Cynewulf knew well the story of Constantine’s vision of the Cross of Victory whereby he was to conquer.  He would also have had in mind the story, not so far remote from his own day, of the English King, St Oswald, who reared a cross to God’s honour before he fought with Cadwalla, the pagan Welsh king.  He would remember how the Saint had called upon his comrades at Heavenfield to fall down with him before the Cross and pray Almighty God for salvation from the mighty foe.  He would recall the great victory and the cross-shaped church built to commemorate it.  He knew well the honour of the Cross.  He had often knelt to adore what it symbolised, when he saw it raised on high, lifted up on the Church’s Festival.  And he loved the Cross with a great and fervid love.

The poem of his making tells us how the great army of the Huns and Goths[E] came against Constantine; how the warriors marched on, having raised the standard of war with shoutings and the clashing of shields.  Bright shone their darts and their coats of linked mail.  The wolf in the wood howled out the song of war; he kept not the secret of the slaughter.  The dewy-feathered eagle raised a song on the track of the foe.

[Footnote E:  This, of course, is unhistorical.]

The King of the Romans was sorrow-smitten when he saw the countless host of the foreign men upon the river-bank.  In his sleep that night came the vision of one in the likeness of a man, white and bright of hue.  The messenger named him by his name.  The helmet of night glided apart.  The behest was given to look up to Heaven to find help, a token of victory.  The Emperor’s heart was opened and he looked up as the angel, the lovely weaver of peace, had bidden him.  Above the roof of clouds he saw the Tree of Glory with its words of promise.  The great battle came, when the Holy Sign was borne forth.  Loud sang the trumpets.  The raven was glad thereof, and the dewy-feathered eagle looked on at the march, and the wolf lifted up his howling.  The terror of war was there, the clash of shields and the mingling of men, and the heavy sword-swing and the felling of warriors.

When the standard was raised, the Holy Tree, the foe was scattered far and wide.  From break of day till eventide the flying foe was pursued; his number was indeed made small.  It was but a few of the best of the Huns that went home again.

How the old fighting spirit delights in the “pomp and circumstance of glorious war”!  How it loves to have the clash of spear and shield strike upon the ear, and to hear how the voice of the eagle and the raven, and the howl of the wolf, proclaim the place of slaughter, the reek of battle!

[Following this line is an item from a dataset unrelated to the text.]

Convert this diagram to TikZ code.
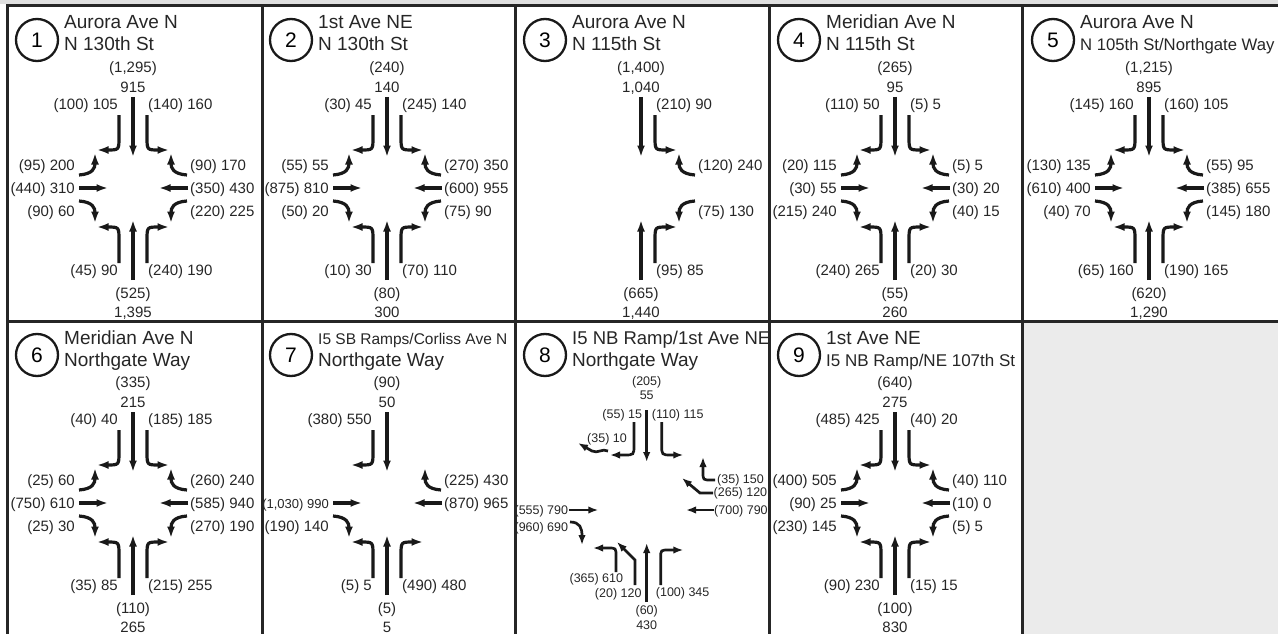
\documentclass[tikz,border=0pt]{standalone}
\usepackage{fontspec}
\setmainfont{Liberation Sans}
\usetikzlibrary{arrows.meta}

% one movement = arrow + its volume label, drawn around the axis of a panel
\newcommand{\junctionhead}[3]{%
	\node[numcirc] (\pn-num) at (-96,34) {#1};
	\node[street] (\pn-st1) at (-69,23) {#2};
	\node[street] (\pn-st2) at (-69,45) {#3};
}
\newcommand{\sbthru}[2]{%
	\node[vol] (\pn-sbpm) at (0,61) {#1};
	\node[vol] (\pn-sbam) at (0,81) {#2};
	\draw[move] (0,91) -- (0,151);
}
\newcommand{\nbthru}[2]{%
	\draw[move] (0,274) -- (0,214);
	\node[vol] (\pn-nbpm) at (0,287) {#1};
	\node[vol] (\pn-nbam) at (0,306) {#2};
}
\newcommand{\sbright}[1]{%
	\draw[move] (-14,109) -- (-14,131) .. controls (-14,144) .. (-26,144) -- (-36,144);
	\node[vol,anchor=east] (\pn-sbr) at (-15,98) {#1};
}
\newcommand{\sbleft}[1]{%
	\draw[move] (14,109) -- (14,131) .. controls (14,144) .. (26,144) -- (36,144);
	\node[vol,anchor=west] (\pn-sbl) at (15,98) {#1};
}
\newcommand{\nbleft}[1]{%
	\draw[move] (-14,257) -- (-14,234) .. controls (-14,221) .. (-26,221) -- (-36,221);
	\node[vol,anchor=east] (\pn-nbl) at (-15,264) {#1};
}
\newcommand{\nbright}[1]{%
	\draw[move] (14,257) -- (14,234) .. controls (14,221) .. (26,221) -- (36,221);
	\node[vol,anchor=west] (\pn-nbr) at (15,264) {#1};
}
\newcommand{\ebleft}[1]{%
	\draw[move] (-54,169) .. controls (-40,168) and (-38,162) .. (-38,147);
	\node[vol,anchor=east] (\pn-ebl) at (-58,159) {#1};
}
\newcommand{\ebthru}[1]{%
	\draw[move] (-54,182) -- (-25,182);
	\node[vol,anchor=east] (\pn-ebt) at (-58,182) {#1};
}
\newcommand{\ebright}[1]{%
	\draw[move] (-54,195) .. controls (-40,196) and (-38,202) .. (-38,217);
	\node[vol,anchor=east] (\pn-ebr) at (-58,205) {#1};
}
\newcommand{\wbright}[1]{%
	\draw[move] (54,169) .. controls (40,168) and (38,162) .. (38,147);
	\node[vol,anchor=west] (\pn-wbr) at (57,159) {#1};
}
\newcommand{\wbthru}[1]{%
	\draw[move] (55,182) -- (26,182);
	\node[vol,anchor=west] (\pn-wbt) at (57,182) {#1};
}
\newcommand{\wbleft}[1]{%
	\draw[move] (54,195) .. controls (40,196) and (38,202) .. (38,217);
	\node[vol,anchor=west] (\pn-wbl) at (57,205) {#1};
}

\begin{document}
\begin{tikzpicture}[
	x=1pt, y=-1pt,
	frame/.style={line width=3pt, draw=black!85},
	move/.style={line width=3.2pt, draw=black!90, -{Latex[length=11.5pt,width=8pt]}},
	smallmove/.style={line width=2.7pt, draw=black!90, -{Latex[length=10pt,width=7.5pt]}},
	vol/.style={font=\fontsize{15}{15}\selectfont, text=black!85, inner sep=0pt, text height=11pt, text depth=0pt},
	smallvol/.style={vol, font=\fontsize{12.5}{12.5}\selectfont, text height=9pt},
	street/.style={font=\fontsize{19}{22}\selectfont, text=black!85, inner sep=0pt, anchor=base west},
	numcirc/.style={draw=black!90, circle, line width=2.3pt, minimum size=42pt, inner sep=0pt, font=\fontsize{21}{21}\selectfont}
	]
	\useasboundingbox (0,0) rectangle (1278,634);
	\fill[black!12] (0,0) rectangle (1278,4.5);
	\fill[black!8] (1022,321) rectangle (1290,640);
	
	% panel grid
	\draw[frame] (1290,6) -- (7,6) -- (7,640);
	\draw[frame] (7,321) -- (1290,321);
	\foreach \xx in {262,515,769,1022}
		\draw[frame] (\xx,6) -- (\xx,640);
	
	% 1
	\begin{scope}[shift={(133,6)}]
		\def\pn{p1}
		\junctionhead{1}{Aurora Ave N}{N 130th St}
		\sbthru{(1,295)}{915}
		\sbright{(100) 105}
		\sbleft{(140) 160}
		\ebleft{(95) 200}
		\ebthru{(440) 310}
		\ebright{(90) 60}
		\wbright{(90) 170}
		\wbthru{(350) 430}
		\wbleft{(220) 225}
		\nbleft{(45) 90}
		\nbright{(240) 190}
		\nbthru{(525)}{1,395}
	\end{scope}
	
	% 2
	\begin{scope}[shift={(387,6)}]
		\def\pn{p2}
		\junctionhead{2}{1st Ave NE}{N 130th St}
		\sbthru{(240)}{140}
		\sbright{(30) 45}
		\sbleft{(245) 140}
		\ebleft{(55) 55}
		\ebthru{(875) 810}
		\ebright{(50) 20}
		\wbright{(270) 350}
		\wbthru{(600) 955}
		\wbleft{(75) 90}
		\nbleft{(10) 30}
		\nbright{(70) 110}
		\nbthru{(80)}{300}
	\end{scope}
	
	% 3
	\begin{scope}[shift={(641,6)}]
		\def\pn{p3}
		\junctionhead{3}{Aurora Ave N}{N 115th St}
		\sbthru{(1,400)}{1,040}
		\sbleft{(210) 90}
		\wbright{(120) 240}
		\wbleft{(75) 130}
		\nbright{(95) 85}
		\nbthru{(665)}{1,440}
	\end{scope}
	
	% 4
	\begin{scope}[shift={(895,6)}]
		\def\pn{p4}
		\junctionhead{4}{Meridian Ave N}{N 115th St}
		\sbthru{(265)}{95}
		\sbright{(110) 50}
		\sbleft{(5) 5}
		\ebleft{(20) 115}
		\ebthru{(30) 55}
		\ebright{(215) 240}
		\wbright{(5) 5}
		\wbthru{(30) 20}
		\wbleft{(40) 15}
		\nbleft{(240) 265}
		\nbright{(20) 30}
		\nbthru{(55)}{260}
	\end{scope}
	
	% 5
	\begin{scope}[shift={(1149,6)}]
		\def\pn{p5}
		\junctionhead{5}{Aurora Ave N}{\fontsize{16.7}{20}\selectfont N 105th St/Northgate Way}
		\sbthru{(1,215)}{895}
		\sbright{(145) 160}
		\sbleft{(160) 105}
		\ebleft{(130) 135}
		\ebthru{(610) 400}
		\ebright{(40) 70}
		\wbright{(55) 95}
		\wbthru{(385) 655}
		\wbleft{(145) 180}
		\nbleft{(65) 160}
		\nbright{(190) 165}
		\nbthru{(620)}{1,290}
	\end{scope}
	
	% 6
	\begin{scope}[shift={(133,321)}]
		\def\pn{p6}
		\junctionhead{6}{Meridian Ave N}{Northgate Way}
		\sbthru{(335)}{215}
		\sbright{(40) 40}
		\sbleft{(185) 185}
		\ebleft{(25) 60}
		\ebthru{(750) 610}
		\ebright{(25) 30}
		\wbright{(260) 240}
		\wbthru{(585) 940}
		\wbleft{(270) 190}
		\nbleft{(35) 85}
		\nbright{(215) 255}
		\nbthru{(110)}{265}
	\end{scope}
	
	% 7
	\begin{scope}[shift={(387,321)}]
		\def\pn{p7}
		\junctionhead{7}{\fontsize{15.5}{17}\selectfont I5 SB Ramps/Corliss Ave N}{Northgate Way}
		\sbthru{(90)}{50}
		\sbright{(380) 550}
		\ebthru{\fontsize{13}{13}\selectfont(1,030) 990}
		\ebright{(190) 140}
		\wbright{(225) 430}
		\wbthru{(870) 965}
		\nbleft{(5) 5}
		\nbright{(490) 480}
		\nbthru{(5)}{5}
	\end{scope}
	
	% 8 -- ramp junction, drawn by hand
	\begin{scope}[shift={(641,321)}]
		\def\pn{p8}
		\junctionhead{8}{\fontsize{18.5}{22}\selectfont I5 NB Ramp/1st Ave NE}{Northgate Way}
		\node[smallvol] (p8-sbpm) at (5.7,60) {(205)};
		\node[smallvol] (p8-sbam) at (5.7,74) {55};
		\draw[smallmove] (5.7,89) -- (5.7,141);
		\node[smallvol,anchor=east] (p8-sbr) at (1.3,93) {(55) 15};
		\draw[smallmove] (-7,101) -- (-7,124) .. controls (-7,134) .. (-17,134) -- (-31,134);
		\node[smallvol,anchor=west] (p8-sbl) at (10.7,93) {(110) 115};
		\draw[smallmove] (20.7,101) -- (20.7,124) .. controls (20.7,134) .. (30.7,134) -- (42.3,134);
		\node[smallvol] (p8-sbhr) at (-34,117) {(35) 10};
		\draw[smallmove] (-33,130) .. controls (-39,127) and (-43,133) .. (-49,130) -- (-63,122);
		
		\node[smallvol,anchor=west] (p8-wbr) at (76,158) {(35) 150};
		\draw[smallmove] (74,159) -- (70,159) .. controls (62,159) .. (62,151) -- (62,136);
		\node[smallvol,anchor=west] (p8-wbbr) at (72.5,171) {(265) 120};
		\draw[smallmove] (72,172) -- (59,172) -- (41,157);
		\node[smallvol,anchor=west] (p8-wbt) at (73,189) {(700) 790};
		\draw[smallmove] (73,189) -- (45,189);
		
		\node[smallvol,anchor=east] (p8-ebt) at (-72.7,189) {(555) 790};
		\draw[smallmove] (-71.7,189) -- (-42.7,189);
		\node[smallvol,anchor=east] (p8-ebr) at (-72.7,206) {(960) 690};
		\draw[smallmove] (-71,201) .. controls (-61,201) and (-59,207) .. (-59,224);
		
		\node[smallvol,anchor=east] (p8-nbl) at (-17.7,257) {(365) 610};
		\draw[smallmove] (-25,251) -- (-25,235) .. controls (-25,227) .. (-33,227) -- (-48,227);
		\node[smallvol,anchor=east] (p8-nbhl) at (0.7,272) {(20) 120};
		\draw[smallmove] (-6,264) -- (-6,239) -- (-24,221);
		\draw[smallmove] (5.7,281) -- (5.7,222);
		\node[smallvol,anchor=west] (p8-nbr) at (14.7,271) {(100) 345};
		\draw[smallmove] (19.7,264) -- (19.7,237) .. controls (19.7,229) .. (28,229) -- (42.3,229);
		\node[smallvol] (p8-nbpm) at (5.7,289) {(60)};
		\node[smallvol] (p8-nbam) at (5.7,304) {430};
	\end{scope}
	
	% 9
	\begin{scope}[shift={(895,321)}]
		\def\pn{p9}
		\junctionhead{9}{1st Ave NE}{\fontsize{17}{20}\selectfont I5 NB Ramp/NE 107th St}
		\sbthru{(640)}{275}
		\sbright{(485) 425}
		\sbleft{(40) 20}
		\ebleft{(400) 505}
		\ebthru{(90) 25}
		\ebright{(230) 145}
		\wbright{(40) 110}
		\wbthru{(10) 0}
		\wbleft{(5) 5}
		\nbleft{(90) 230}
		\nbright{(15) 15}
		\nbthru{(100)}{830}
	\end{scope}
\end{tikzpicture}
\end{document}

Cynewulf calls the angel who stood by Constantine in his vision a “weaver of peace”; but the peace was to be woven after conflict, and the wearer of the victor’s palm had first to wield the fighter’s sword.

When Constantine had learned about the Cross from the few Christians he could find, he believed and was baptized, says the poet. (In reality his baptism took place just before his death, several years later.)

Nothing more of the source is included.